**Work required**
Where a line below holds the string "this", copy that line.

Entries with chart source code
===

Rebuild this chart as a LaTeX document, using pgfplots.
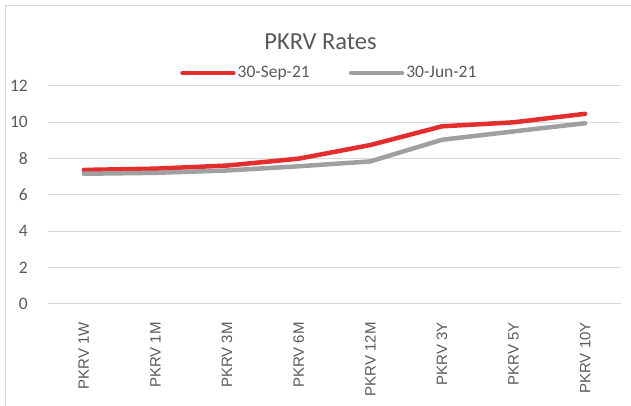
\documentclass[border=0pt]{standalone}
\usepackage{pgfplots}
\pgfplotsset{compat=1.18}
\usepackage{fontspec}
\setmainfont{Carlito}
\newfontfamily\arialf{Liberation Sans}
\definecolor{txtgray}{HTML}{595959}
\definecolor{gridgray}{HTML}{D9D9D9}
\definecolor{sepred}{HTML}{E42D2D}
\definecolor{jungray}{HTML}{A0A0A0}
\begin{document}
\begin{tikzpicture}
\useasboundingbox (0,0) rectangle (631bp,406bp);
\draw[color=gridgray, line width=1bp] (5bp,0bp) -- (5bp,400.5bp) -- (631bp,400.5bp);
\node[text=txtgray, font=\fontsize{24.5bp}{28bp}\selectfont] at (320.5bp,364bp) {PKRV Rates};
\begin{axis}[
  at={(48bp,102bp)}, anchor=south west,
  scale only axis,
  width=573bp, height=218bp,
  xmin=-0.5, xmax=7.5,
  ymin=0, ymax=12,
  ytick={0,2,...,12},
  xtick={0,...,7},
  xticklabels={PKRV 1W,PKRV 1M,PKRV 3M,PKRV 6M,PKRV 12M,PKRV 3Y,PKRV 5Y,PKRV 10Y},
  axis line style={draw=none},
  major tick length=0pt,
  ymajorgrids,
  grid style={color=gridgray, line width=1bp},
  /pgf/number format/assume math mode=true,
  yticklabel style={text=txtgray, font=\fontsize{17.5bp}{20bp}\selectfont, anchor=east, inner sep=0pt, xshift=-20bp},
  xticklabel style={text=txtgray, font=\arialf\fontsize{15bp}{18bp}\selectfont, inner sep=0pt, yshift=-18bp, rotate=90, anchor=east},
  legend columns=2,
  legend style={draw=none, fill=none, at={(axis description cs:0.491,1.06)}, anchor=center,
    font=\fontsize{17.5bp}{20bp}\selectfont, text=txtgray,
    /tikz/every even column/.append style={column sep=37bp}},
  legend cell align=left,
  legend image code/.code={\draw[#1, line width=4.5bp, line cap=round] (0bp,0bp) -- (51bp,0bp);},
  clip=false,
]
\addplot[color=sepred, line width=4.5bp, line cap=round, line join=round] coordinates {
  (0,7.38) (1,7.45) (2,7.62) (3,8.0) (4,8.75) (5,9.78) (6,10.0) (7,10.47)
};
\addlegendentry{30-Sep-21}
\addplot[color=jungray, line width=4.5bp, line cap=round, line join=round] coordinates {
  (0,7.17) (1,7.22) (2,7.35) (3,7.58) (4,7.85) (5,9.04) (6,9.5) (7,9.95)
};
\addlegendentry{30-Jun-21}
\end{axis}
\end{tikzpicture}
\end{document}
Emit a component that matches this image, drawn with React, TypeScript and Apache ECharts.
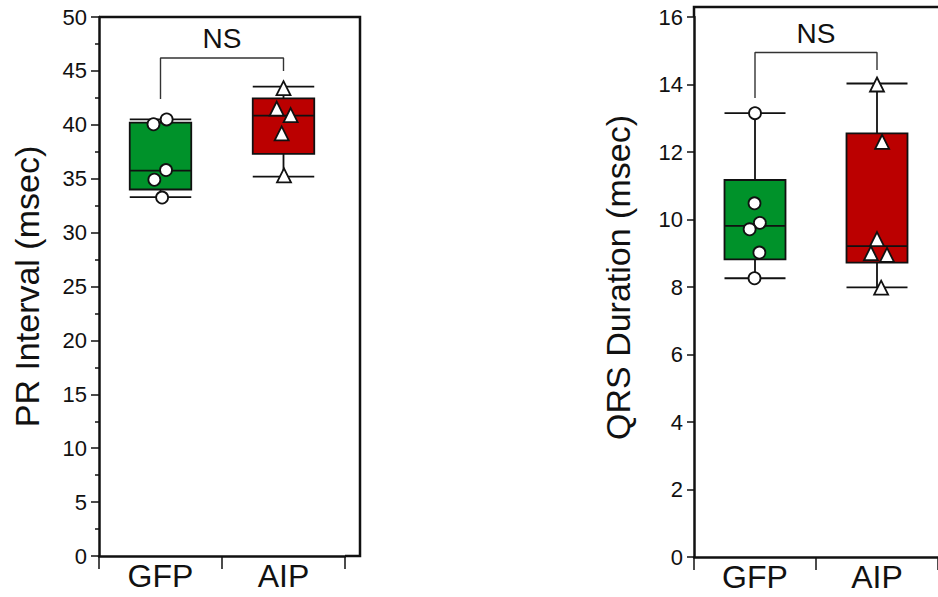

===

**Output of the exercise**
Rebuild this chart as a LaTeX document, using pgfplots.
Emit a component that matches this image, drawn with React, TypeScript and Apache ECharts.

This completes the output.